— Душно, — сказала Лиза, — и, сорвав листочек с апельсинового дерева, нервно закусила его.
Благоухали высокие эвкалипты, опьяняющими ароматами прованского лета дышал сад.
Моника расстегнула лиф и, высвободив голые руки, напрасно старалась освежиться.
— Ах… оторвались бретели у рубашки!..
Рубашка соскользнула с плеч, обнажив две маленькие круглые груди совершенной формы. На нежной коже блондинки с голубыми жилками — два розовых бутона.
Лиза вздохнула:
— Еще одна бессонная ночь… Я с удовольствием легла бы сегодня совсем голая… А знаешь, твои груди выросли, как мои.
— Да что ты? — воскликнула в восторге Моника.
— Только твои похожи на яблоки, а мои на груши, — и она, быстро расстегнувшись, показала их Монике — продолговатые и твердые, как две золотистые дыни.
Лиза с нежной лаской коснулась атласной груди Моники, и от этого неожиданно приятного ощущения Моника беспричинно засмеялась.
Но вдруг пальцы Лизы конвульсивно сжались на ее теле.
— Оставь! Что с тобой? — воскликнула Моника.
— Я не знаю… это от грозы… — покраснев, пролепетала подруга.
В первый раз Моника испытала странное волнение и решительным движением застегнула платье.
Издали долетел звонкий голос тети Сильвестры:
— Моника! Лиза!
Лиза сконфуженно поправляла лиф. Моника закричала:
— О-о-о!
Далекое эхо повторило ее голос. Гроза прошла…
Монике семнадцать лет. Она считает: один, два, три года — это все длится война. Боже мой! Три длинных года, как Гиер превратился в госпиталь для выздоравливающих раненых.
Монику преследуют эти мрачные глаза, щурящиеся от солнца, глаза, отвыкшие от него за эту ужасную, вечную ночь. Она не может понять, как эти люди, обреченные проливать свою и чужую кровь, могли свыкнуться с такой жизнью, похожей на смерть; ее сознание не вмещает мысли: как те, что не принимают участия в войне или отдают ей так мало, приемлют как нечто должное страдание и бойню других.
Мысль, что одна часть человечества истекает кровью, а другая в это время обогащается и веселится, потрясала ее душу. Торжественные слова: «Закон», «Право», «Справедливость» — развевающиеся знамена над социальной ложью, укрепляли в сердце Моники буйный протест.
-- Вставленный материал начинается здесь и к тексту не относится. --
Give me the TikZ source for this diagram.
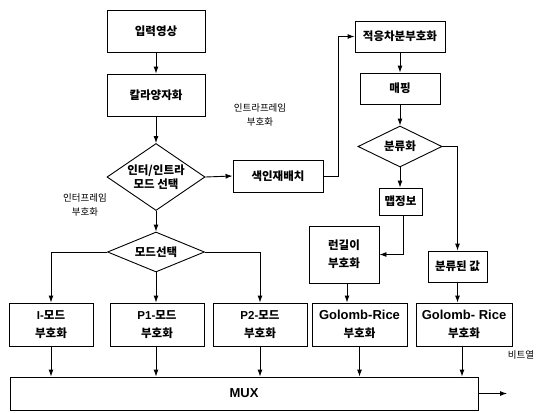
\documentclass[tikz,border=0pt]{standalone}
\usepackage{fontspec}
\setmainfont{Noto Sans CJK KR}
\newfontfamily\lat{Liberation Sans}
\newcommand\grfont{\lat\bfseries\fontsize{13}{16}\selectfont}
\usetikzlibrary{arrows.meta,shapes.geometric}
\tikzset{
  box/.style={draw, line width=0.9pt, rectangle, inner sep=0pt, align=center,
    font=\bfseries\fontsize{11.5}{18}\selectfont},
  dia/.style={draw, line width=0.9pt, diamond, inner sep=0pt, align=center,
    font=\bfseries\fontsize{11.5}{14}\selectfont},
  arr/.style={line width=0.9pt, -{Latex[length=7pt,width=5pt]}},
  lbl/.style={align=center, font=\fontsize{9.5}{14}\selectfont}
}
\begin{document}
\begin{tikzpicture}[x=1pt,y=-1pt]
\useasboundingbox (0,0) rectangle (545,412);
% left column
\node[box, minimum width=98, minimum height=42] (in) at (156,31) {입력영상};
\node[box, minimum width=98, minimum height=42] (cq) at (156,95) {칼라양자화};
\node[dia, minimum width=98, minimum height=67, aspect=1.46] (d1) at (156,177) {인터/인트라\\모드 선택};
\node[dia, minimum width=97, minimum height=40, aspect=2.4] (d3) at (156,252) {모드선택};
\node[box, minimum width=84, minimum height=43] (im) at (51,324.5) {{\lat\bfseries I-}모드\\부호화};
\node[box, minimum width=94, minimum height=43] (p1) at (157,324.5) {{\lat\bfseries P1-}모드\\부호화};
\node[box, minimum width=94, minimum height=43] (p2) at (260,324.5) {{\lat\bfseries P2-}모드\\부호화};
% right part
\node[box, minimum width=90, minimum height=32] (ci) at (278,176) {색인재배치};
\node[box, minimum width=90, minimum height=31] (ad) at (400,36.5) {적응차분부호화};
\node[box, minimum width=80, minimum height=31] (mp) at (400,88.5) {매핑};
\node[dia, minimum width=84, minimum height=41, aspect=2.05] (d2) at (400,146.5) {분류화};
\node[box, minimum width=43, minimum height=27] (mi) at (400.5,201.5) {맵정보};
\node[box, minimum width=70, minimum height=57] (rl) at (344,254.5) {런길이\\부호화};
\node[box, minimum width=59, minimum height=31] (cv) at (457.5,266.5) {분류된 값};
\node[box, minimum width=95, minimum height=43] (g1) at (359.5,324.5) {{\grfont Golomb-Rice}\\부호화};
\node[box, minimum width=96, minimum height=43] (g2) at (464,324.5) {{\grfont Golomb- Rice}\\부호화};
\node[box, minimum width=468, minimum height=33] (mux) at (244,393.5) {{\grfont MUX}};
\coordinate (out) at (507,393.5);
% labels
\node[lbl] (lintra) at (260,115) {인트라프레임\\부호화};
\node[lbl] (linter) at (85,205) {인터프레임\\부호화};
\node[lbl] (lbit) at (521,355) {비트열};
% connectors
\draw[arr] (in.south) -- (cq.north);
\draw[arr] (cq.south) -- (d1.north);
\draw[arr] (d1.east) -- (ci.west);
\draw[arr] (ci.east) -- ++(15,0) |- (ad.west);
\draw[arr] (ad.south) -- (mp.north);
\draw[arr] (mp.south) -- (d2.north);
\draw[arr] (d2.south) -- (d2.south |- mi.north);
\draw[arr] (d2.east) -| (cv.north);
\draw[arr] ([xshift=3pt]mi.south) |- (rl.east);
\draw[arr] ([xshift=3pt]rl.south) -- ([xshift=3pt]rl.south |- g1.north);
\draw[arr] (cv.south) -- (cv.south |- g2.north);
\draw[arr] (g1.south) -- (g1.south |- mux.north);
\draw[arr] ([xshift=-2pt]g2.south) -- ([xshift=-2pt]g2.south |- mux.north);
\draw[arr] (d1.south) -- (d3.north);
\draw[arr] (d3.west) -| (im.north);
\draw[arr] (d3.east) -| (p2.north);
\draw[arr] (d3.south) -- (d3.south |- p1.north);
\draw[arr] (im.south) -- (im.south |- mux.north);
\draw[arr] ([xshift=-1pt]p1.south) -- ([xshift=-1pt]p1.south |- mux.north);
\draw[arr] (p2.south) -- (p2.south |- mux.north);
\draw[arr] (mux.east) -- (out);
\end{tikzpicture}
\end{document}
Она блистательно сдала выпускные экзамены, к которым готовилась среди постоянных экстатических порывов самопожертвования — не только для выздоравливающих в Гиере, но для темной, безвестной солдатской массы, страдающей в смрадных траншеях.
Теперь начиналась новая жизнь — Париж, лекции в Сорбонне: Моника вернулась в семью. Простилась с тетей Сильвестрой, пансионом, домом, садом — со всем тем, благодаря чему она сделалась красивой девушкой с чистым, бесстрашным взором. Прощай, незабвенное прошлое, закалившее ее душу!
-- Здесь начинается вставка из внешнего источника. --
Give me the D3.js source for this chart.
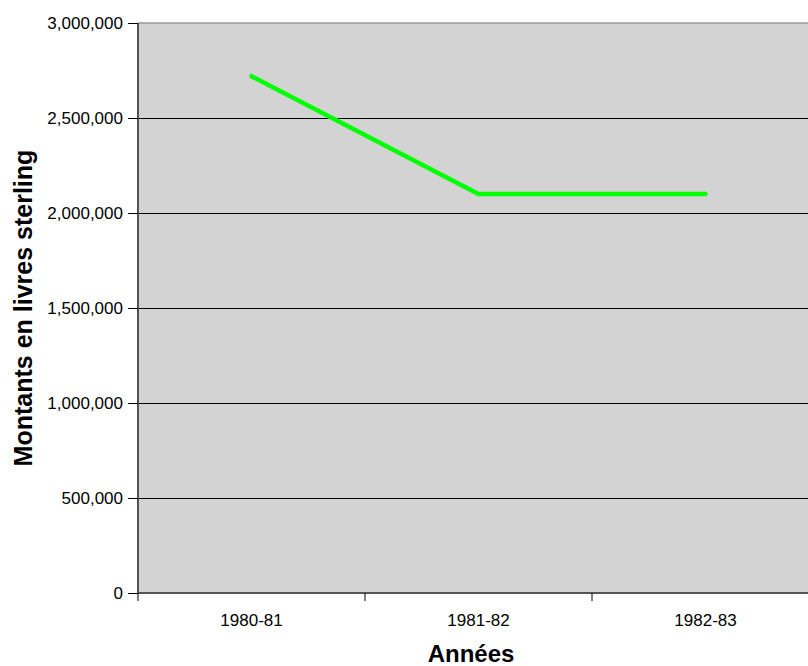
<!DOCTYPE html>
<html>
<head>
<meta charset="utf-8">
<script src="https://cdn.jsdelivr.net/npm/d3@7"></script>
<style>
  body { margin: 0; background: #fff; }
  svg text { font-family: "Liberation Sans", Arial, sans-serif; }
</style>
</head>
<body>
<div id="chart-area"></div>
<script>
// data
const years = ["1980-81", "1981-82", "1982-83"];
const amounts = [2720000, 2100000, 2100000];
const yTicks = [0, 500000, 1000000, 1500000, 2000000, 2500000, 3000000];

const margin = { left: 138, right: -11, top: 23, bottom: 73 },
  W = 808, H = 666,
  width = W - margin.left - margin.right,
  height = H - margin.top - margin.bottom;

const svg = d3.select("#chart-area").append("svg")
  .attr("width", W)
  .attr("height", H);

const g = svg.append("g")
  .attr("transform", `translate(${margin.left},${margin.top})`);

// scales
const x = d3.scaleBand().domain(years).range([0, width]);
const y = d3.scaleLinear().domain([0, 3000000]).range([height, 0]);

// plot background
g.append("rect")
  .attr("width", width)
  .attr("height", height)
  .attr("fill", "#d3d3d3");

// gridlines
g.selectAll(".grid")
  .data(yTicks.slice(1, -1))
  .enter().append("line")
  .attr("x1", 0).attr("x2", width)
  .attr("y1", d => y(d)).attr("y2", d => y(d))
  .attr("stroke", "#000")
  .attr("stroke-width", 1)
  .attr("shape-rendering", "crispEdges");

// top border
g.append("line")
  .attr("x1", 0).attr("x2", width)
  .attr("y1", 0).attr("y2", 0)
  .attr("stroke", "#999")
  .attr("stroke-width", 1.5);

// axes
const fmt = d3.format(",");
const yAxis = g.append("g")
  .call(d3.axisLeft(y).tickValues(yTicks).tickFormat(fmt).tickSize(10).tickPadding(5));
const xAxis = g.append("g")
  .attr("transform", `translate(0,${height})`)
  .call(d3.axisBottom(x).tickSize(0).tickPadding(21));

// category boundary ticks
xAxis.selectAll(".bound")
  .data(years.map(d => x(d)).concat([width]))
  .enter().append("line")
  .attr("x1", d => d).attr("x2", d => d)
  .attr("y1", 0).attr("y2", 8)
  .attr("stroke", "#000");

[yAxis, xAxis].forEach(a => {
  a.select(".domain").attr("stroke", "#555").attr("stroke-width", 2);
  a.selectAll(".tick line").attr("stroke", "#000");
  a.selectAll("text").style("font-size", "17px").attr("fill", "#000");
});
yAxis.select(".domain").attr("d", `M0,${height}V0`);
xAxis.select(".domain").attr("d", `M0,0H${width}`);

// line
const line = d3.line()
  .x(d => x(d.year) + x.bandwidth() / 2)
  .y(d => y(d.val));

g.append("path")
  .datum(years.map((d, i) => ({ year: d, val: amounts[i] })))
  .attr("fill", "none")
  .attr("stroke", "#00ff00")
  .attr("stroke-width", 4.5)
  .attr("stroke-linecap", "round")
  .attr("stroke-linejoin", "round")
  .attr("d", line);

// axis titles
svg.append("text")
  .attr("x", 471)
  .attr("y", 662)
  .attr("text-anchor", "middle")
  .style("font-size", "24px")
  .style("font-weight", "bold")
  .text("Années");

svg.append("text")
  .attr("transform", "translate(32,308) rotate(-90)")
  .attr("text-anchor", "middle")
  .style("font-size", "25px")
  .style("font-weight", "bold")
  .text("Montants en livres sterling");
</script>
</body>
</html>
Она с удовольствием вошла в родной дом на улице Генриха Мартина, в хорошенькую девичью комнату, с любовью приготовленную родителями, и ее растрогал их нежный прием.
Они смотрели на Монику другими глазами: теперь — она их гордость. Посев тети Сильвестры взошел и пышно расцвел — они его пожнут…
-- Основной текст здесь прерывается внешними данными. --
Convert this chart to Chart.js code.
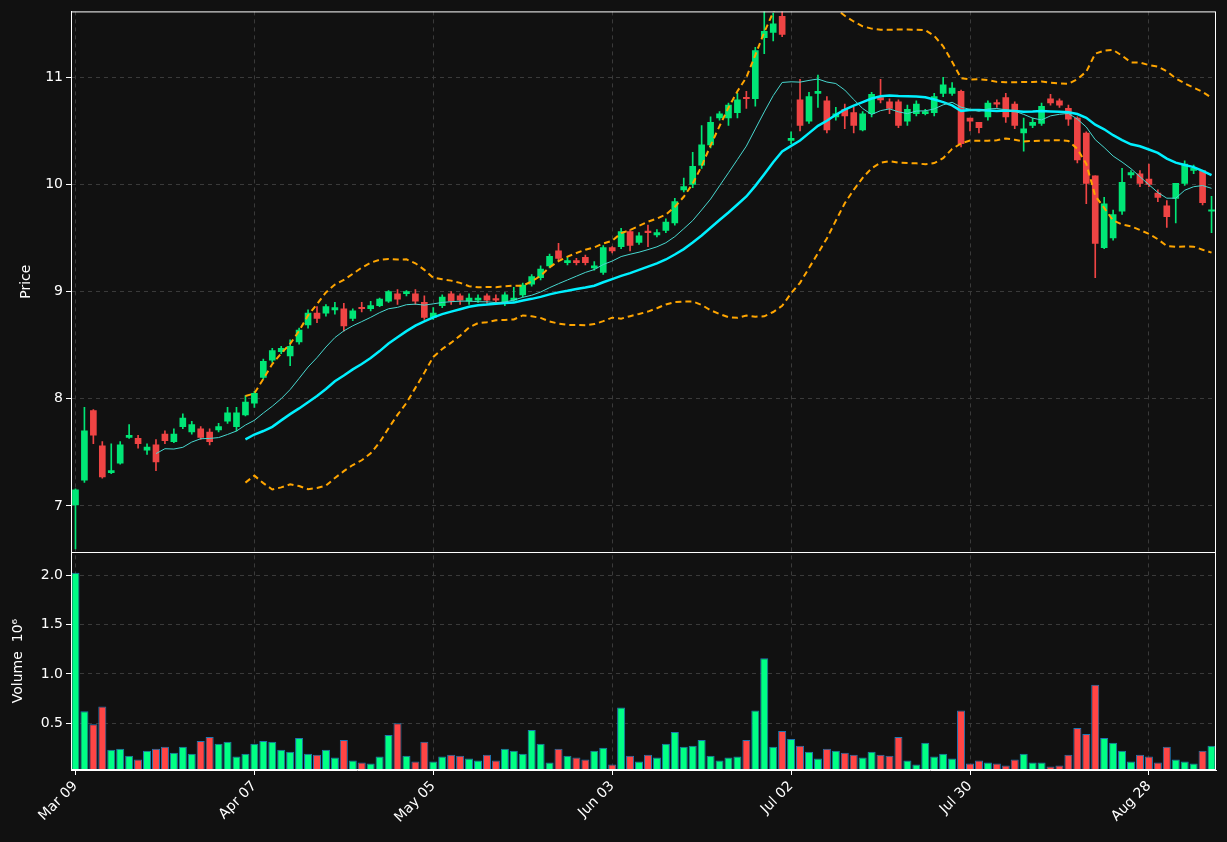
<!DOCTYPE html>
<html><head><meta charset="utf-8">
<script src="https://cdn.jsdelivr.net/npm/chart.js@4"></script>
<style>html,body{margin:0;background:#111111;}#w{width:1227px;height:842px;}</style>
</head><body><div id="w"><canvas id="c"></canvas></div>
<script>
const tickLabels=['Mar 09','Apr 07','May 05','Jun 03','Jul 02','Jul 30','Aug 28'];
const openP=[7.01,7.24,7.89,7.56,7.31,7.40,7.64,7.63,7.52,7.57,7.67,7.60,7.74,7.69,7.72,7.69,7.71,7.79,7.74,7.85,
7.96,8.20,8.36,8.44,8.40,8.53,8.69,8.80,8.80,8.83,8.84,8.75,8.85,8.84,8.87,8.91,8.98,8.98,8.98,8.90,
8.76,8.87,8.98,8.96,8.91,8.92,8.96,8.93,8.90,8.92,8.97,9.07,9.13,9.24,9.38,9.27,9.29,9.32,9.22,9.18,
9.41,9.42,9.56,9.46,9.56,9.53,9.57,9.64,9.95,10.00,10.18,10.37,10.62,10.62,10.67,10.81,10.80,11.37,11.42,11.57,
10.41,10.79,10.59,10.85,10.78,10.63,10.70,10.67,10.51,10.66,10.81,10.77,10.77,10.59,10.66,10.66,10.67,10.85,10.85,10.87,
10.62,10.58,10.63,10.76,10.81,10.75,10.48,10.55,10.57,10.80,10.78,10.71,10.62,10.48,10.08,9.41,9.50,9.75,10.09,10.10,
10.05,9.92,9.80,9.87,10.01,10.13,10.13,9.75];
const closeP=[7.15,7.70,7.66,7.27,7.33,7.57,7.66,7.58,7.55,7.41,7.61,7.67,7.82,7.76,7.64,7.60,7.74,7.87,7.87,7.97,
8.05,8.35,8.45,8.47,8.49,8.64,8.80,8.75,8.86,8.85,8.68,8.82,8.84,8.87,8.93,9.00,8.93,9.00,8.91,8.76,
8.80,8.95,8.91,8.92,8.94,8.94,8.92,8.92,8.97,8.94,9.06,9.14,9.21,9.33,9.31,9.29,9.27,9.27,9.24,9.41,
9.38,9.56,9.43,9.52,9.55,9.55,9.65,9.84,9.98,10.17,10.37,10.58,10.66,10.74,10.79,10.80,11.25,11.43,11.50,11.40,
10.43,10.55,10.82,10.87,10.51,10.66,10.64,10.55,10.66,10.84,10.79,10.71,10.55,10.70,10.75,10.68,10.82,10.93,10.90,10.38,
10.59,10.53,10.76,10.75,10.63,10.55,10.52,10.58,10.73,10.76,10.74,10.61,10.23,10.01,9.45,9.82,9.72,10.02,10.11,10.01,
10.00,9.88,9.70,10.01,10.19,10.15,9.83,9.76];
const highP=[7.16,7.92,7.90,7.60,7.58,7.60,7.76,7.66,7.58,7.62,7.70,7.72,7.86,7.79,7.74,7.72,7.77,7.92,7.92,8.03,
8.07,8.37,8.47,8.49,8.55,8.66,8.83,8.86,8.88,8.90,8.89,8.84,8.90,8.91,8.94,9.01,9.02,9.01,9.02,8.96,
8.85,8.97,9.00,8.98,8.98,8.97,8.98,8.97,8.99,9.04,9.08,9.16,9.24,9.35,9.45,9.32,9.31,9.34,9.28,9.43,
9.42,9.59,9.58,9.55,9.62,9.58,9.68,9.87,10.06,10.30,10.55,10.63,10.68,10.76,10.85,10.87,11.28,11.62,11.60,11.62,
10.49,10.98,10.86,11.02,10.82,10.72,10.75,10.72,10.68,10.86,10.98,10.80,10.79,10.74,10.78,10.70,10.85,11.00,10.95,10.88,
10.62,10.58,10.78,10.79,10.85,10.77,10.62,10.62,10.76,10.84,10.80,10.74,10.63,10.49,10.08,9.88,9.76,10.15,10.13,10.13,
10.19,9.95,9.85,10.01,10.22,10.18,10.13,9.89];
const lowP=[6.60,7.22,7.58,7.26,7.30,7.39,7.63,7.54,7.48,7.33,7.58,7.59,7.72,7.67,7.62,7.57,7.69,7.77,7.70,7.84,
7.92,8.18,8.34,8.42,8.31,8.51,8.66,8.71,8.77,8.79,8.63,8.73,8.81,8.82,8.86,8.90,8.88,8.96,8.88,8.74,
8.74,8.85,8.88,8.88,8.88,8.90,8.89,8.90,8.87,8.91,8.95,9.05,9.11,9.22,9.29,9.25,9.25,9.25,9.20,9.16,
9.36,9.40,9.38,9.44,9.42,9.51,9.55,9.62,9.93,9.97,10.15,10.34,10.60,10.55,10.62,10.71,10.73,11.22,11.34,11.38,
10.38,10.50,10.57,10.72,10.48,10.60,10.52,10.48,10.50,10.63,10.76,10.66,10.53,10.55,10.64,10.65,10.64,10.82,10.83,10.35,
10.50,10.48,10.60,10.72,10.58,10.52,10.31,10.53,10.55,10.74,10.72,10.55,10.20,9.82,9.13,9.40,9.48,9.72,10.06,9.98,
9.98,9.84,9.60,9.64,9.99,10.10,9.81,9.55];
const volume=[2.03,0.62,0.49,0.67,0.23,0.24,0.17,0.13,0.22,0.24,0.26,0.20,0.26,0.19,0.32,0.36,0.29,0.31,0.16,0.19,
0.29,0.32,0.31,0.23,0.21,0.35,0.19,0.18,0.23,0.15,0.33,0.12,0.10,0.09,0.16,0.38,0.50,0.17,0.11,0.31,
0.11,0.16,0.18,0.17,0.14,0.12,0.18,0.12,0.24,0.22,0.19,0.43,0.29,0.10,0.24,0.17,0.15,0.13,0.22,0.25,
0.08,0.66,0.17,0.11,0.18,0.15,0.29,0.41,0.26,0.27,0.33,0.17,0.12,0.15,0.16,0.33,0.63,1.16,0.26,0.42,
0.34,0.27,0.21,0.14,0.24,0.22,0.20,0.18,0.15,0.21,0.18,0.17,0.36,0.12,0.08,0.30,0.16,0.19,0.14,0.63,
0.09,0.12,0.10,0.09,0.07,0.13,0.19,0.10,0.10,0.06,0.07,0.18,0.45,0.39,0.89,0.35,0.30,0.22,0.11,0.18,
0.16,0.10,0.26,0.13,0.11,0.09,0.22,0.27];

const N=closeP.length;
const idx=[...Array(N).keys()];
function sma(p){return closeP.map((_,i)=>{if(i<p-1)return null;let s=0;for(let k=i-p+1;k<=i;k++)s+=closeP[k];return s/p;});}
function sd(p,m){return closeP.map((_,i)=>{if(i<p-1)return null;let s=0;for(let k=i-p+1;k<=i;k++)s+=(closeP[k]-m[i])**2;return Math.sqrt(s/p);});}
const ma10=sma(10), ma20=sma(20), sd20=sd(20,ma20);
const upper=ma20.map((m,i)=>m==null?null:m+2*sd20[i]);
const lower=ma20.map((m,i)=>m==null?null:m-2*sd20[i]);
const G='#00e676',R='#ef4444',VG='#00ff85',VR='#ff4545';
const up=idx.map(i=>closeP[i]>=openP[i]);
const frame={id:'frame',afterDraw(ch){const c=ch.ctx,a=ch.chartArea,y=ch.scales.y,v=ch.scales.yv;c.save();c.strokeStyle='#ffffff';c.lineWidth=1;
c.strokeRect(a.left+0.5,y.top+0.5,a.right-a.left-1,y.bottom-y.top);c.strokeRect(a.left+0.5,v.top+0.5,a.right-a.left-1,v.bottom-v.top-1);c.restore();}};
const F={family:'DejaVu Sans',size:14};
new Chart(document.getElementById('c'),{
 data:{labels:idx,datasets:[
  {type:'line',data:upper,yAxisID:'y',borderColor:'#ffa500',borderWidth:2,borderDash:[6,4],pointRadius:0,fill:false,order:1},
  {type:'line',data:lower,yAxisID:'y',borderColor:'#ffa500',borderWidth:2,borderDash:[6,4],pointRadius:0,fill:false,order:1},
  {type:'line',data:ma10,yAxisID:'y',borderColor:'#48d8d0',borderWidth:1,pointRadius:0,fill:false,order:1},
  {type:'line',data:ma20,yAxisID:'y',borderColor:'#00f0ff',borderWidth:2.5,pointRadius:0,fill:false,order:1},
  {type:'bar',data:idx.map(i=>[lowP[i],highP[i]]),yAxisID:'y',backgroundColor:idx.map(i=>up[i]?G:R),barThickness:1,grouped:false,order:3},
  {type:'bar',data:idx.map(i=>[openP[i],closeP[i]]),yAxisID:'y',backgroundColor:idx.map(i=>up[i]?G:R),barThickness:6,minBarLength:1.5,grouped:false,order:2},
  {type:'bar',data:volume,yAxisID:'yv',backgroundColor:idx.map(i=>up[i]?VG:VR),borderColor:'#1f77b4',borderWidth:1,barPercentage:0.9,categoryPercentage:1,grouped:false,order:2}
 ]},
 options:{responsive:true,maintainAspectRatio:false,animation:false,
  layout:{padding:{top:11,right:11,left:0,bottom:0}},
  plugins:{legend:{display:false},tooltip:{enabled:false}},
  scales:{
   x:{type:'category',offset:true,
    afterBuildTicks:(s)=>{s.ticks=s.ticks.filter(t=>t.value%20===0);},
    afterFit:(s)=>{s.height=72;},
    ticks:{color:'#ffffff',font:F,maxRotation:45,minRotation:45,autoSkip:false,callback:(v)=>tickLabels[v/20]},
    grid:{offset:false,color:'#3a3a3a',tickColor:'#ffffff',tickLength:5,drawTicks:true,tickBorderDash:[]},
    border:{color:'#ffffff',dash:[4,4]}},
   yv:{position:'left',stack:'p',stackWeight:1,min:0.024,max:2.24,offset:false,
    afterFit:(s)=>{s.width=71;},
    afterBuildTicks:(s)=>{s.ticks=[0.5,1.0,1.5,2.0].map(v=>({value:v}));},
    title:{display:true,text:'Volume  10⁶',color:'#ffffff',font:F,padding:{top:10,bottom:0}},
    ticks:{color:'#ffffff',font:F,callback:v=>v.toFixed(1)},
    grid:{color:'#3a3a3a',tickColor:'#ffffff',tickLength:5},border:{color:'#ffffff',dash:[4,4]}},
   y:{position:'left',stack:'p',stackWeight:2.48,min:6.57,max:11.615,
    afterFit:(s)=>{s.width=71;},
    afterBuildTicks:(s)=>{s.ticks=[7,8,9,10,11].map(v=>({value:v}));},
    title:{display:true,text:'Price',color:'#ffffff',font:F,padding:{top:18,bottom:0}},
    ticks:{color:'#ffffff',font:F,callback:v=>String(v)},
    grid:{color:'#3a3a3a',tickColor:'#ffffff',tickLength:5},border:{color:'#ffffff',dash:[4,4]}}
  }},
 plugins:[frame]
});
</script></body></html>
Упоенная собственной внутренней радостью, Моника больше не сердилась на них, не огорчалась ни их отчужденностью, ни эгоизмом и даже любила их — по традиции, по закону природы.
В первый раз после 1914 года они снова поехали на лето в Трувиль. Весь август Моника провела добровольной сестрой милосердия во вспомогательном госпитале № 37 и была так занята — днем больными, а вечером чтением, — что совершенно не интересовалась окружающим. Немножко огорчалась только — как в детстве — вечным отсутствием отца и рассеянным образом жизни матери.
Фабрика Лербье выделывает снаряды и загребает миллионы. И только подумать, что в такое-то время люди, уклонившиеся от военной службы — дезертиры и спокойные зрители всеобщей бойни, — неистово выплясывают танго и совокупляются! Пляшут и совокупляются!
Монике девятнадцать лет. Мировой кошмар рассеялся. В душе такой прилив, такой расцвет сил, что во время перемирия она почти забыла ужас войны и отдалась водовороту жизни. Более чем когда-либо внутренне сконцентрировавшись и более или менее слившись внешним существованием с родителями, она проходила курсы литературы и философии в Сорбонне, увлекалась теннисом и гольфом, веселилась, а в свободные часы делала искусственные цветы — это был ее собственный способ развлечения.
Светское общество, в котором неизбежно протекала жизнь, называло ее «оригинальной» и «позеркой» за то, что она не любила ни флирта, ни танцев.